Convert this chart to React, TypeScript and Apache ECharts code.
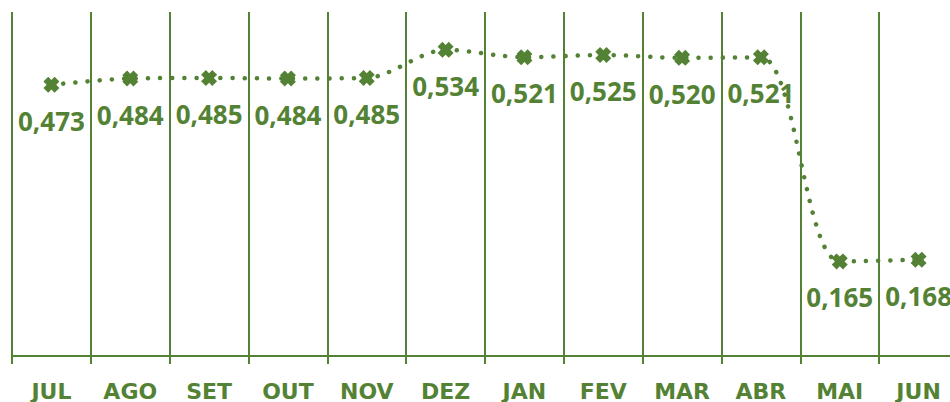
import React, { useEffect, useRef } from "react";
import * as echarts from "echarts";

const months = ["JUL", "AGO", "SET", "OUT", "NOV", "DEZ", "JAN", "FEV", "MAR", "ABR", "MAI", "JUN"];
const values = [0.473, 0.484, 0.485, 0.484, 0.485, 0.534, 0.521, 0.525, 0.52, 0.521, 0.165, 0.168];

const GREEN = "#548235";
const XMARK = "path://M0,3 L3,0 L5,2 L7,0 L10,3 L8,5 L10,7 L7,10 L5,8 L3,10 L0,7 L2,5 Z";

export default function App() {
  const ref = useRef<HTMLDivElement>(null);
  useEffect(() => {
    if (!ref.current) return;
    const chart = echarts.init(ref.current, undefined, { renderer: "svg" });
    chart.setOption({
      animation: false,
      backgroundColor: "#ffffff",
      grid: { left: 12, right: 0, top: 12, bottom: 45, containLabel: false },
      xAxis: {
        type: "category",
        data: months,
        boundaryGap: true,
        axisLine: { show: true, lineStyle: { color: GREEN, width: 2 } },
        axisTick: { show: true, length: 8, lineStyle: { color: GREEN, width: 2 } },
        splitLine: { show: true, interval: 0, lineStyle: { color: GREEN, width: 2 } },
        axisLabel: {
          interval: 0,
          color: GREEN,
          fontFamily: "DejaVu Sans",
          fontWeight: "bold",
          fontSize: 22,
          margin: 24,
        },
      },
      yAxis: {
        type: "value",
        min: 0,
        max: 0.6,
        show: false,
        splitLine: { show: false },
      },
      series: [
        {
          type: "line",
          data: values,
          smooth: 0.3,
          symbol: XMARK,
          symbolSize: 16,
          itemStyle: { color: GREEN },
          lineStyle: { color: GREEN, width: 4.5, type: [0.1, 12], cap: "round" },
          label: {
            show: true,
            position: "bottom",
            distance: 15,
            color: GREEN,
            fontFamily: "Open Sans",
            fontWeight: "bold",
            fontSize: 26,
            formatter: (p: any) => Number(p.value).toFixed(3).replace(".", ","),
          },
        },
      ],
    });
    return () => chart.dispose();
  }, []);
  return (
    <div
      style={{ position: "fixed", left: 0, top: 0, width: 950, height: 402, overflow: "hidden" }}
    >
      <div ref={ref} style={{ width: 958, height: 402 }} />
    </div>
  );
}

> _Exercise_:
Extract, word for word, each line from the top of the data down to and including the line with "L3,0 L5,2 L7,0"; skip the pictures.

> _Solved problem_:
Convert this chart to React, TypeScript and Apache ECharts code.
import React, { useEffect, useRef } from "react";
import * as echarts from "echarts";

const months = ["JUL", "AGO", "SET", "OUT", "NOV", "DEZ", "JAN", "FEV", "MAR", "ABR", "MAI", "JUN"];
const values = [0.473, 0.484, 0.485, 0.484, 0.485, 0.534, 0.521, 0.525, 0.52, 0.521, 0.165, 0.168];

const GREEN = "#548235";
const XMARK = "path://M0,3 L3,0 L5,2 L7,0 L10,3 L8,5 L10,7 L7,10 L5,8 L3,10 L0,7 L2,5 Z";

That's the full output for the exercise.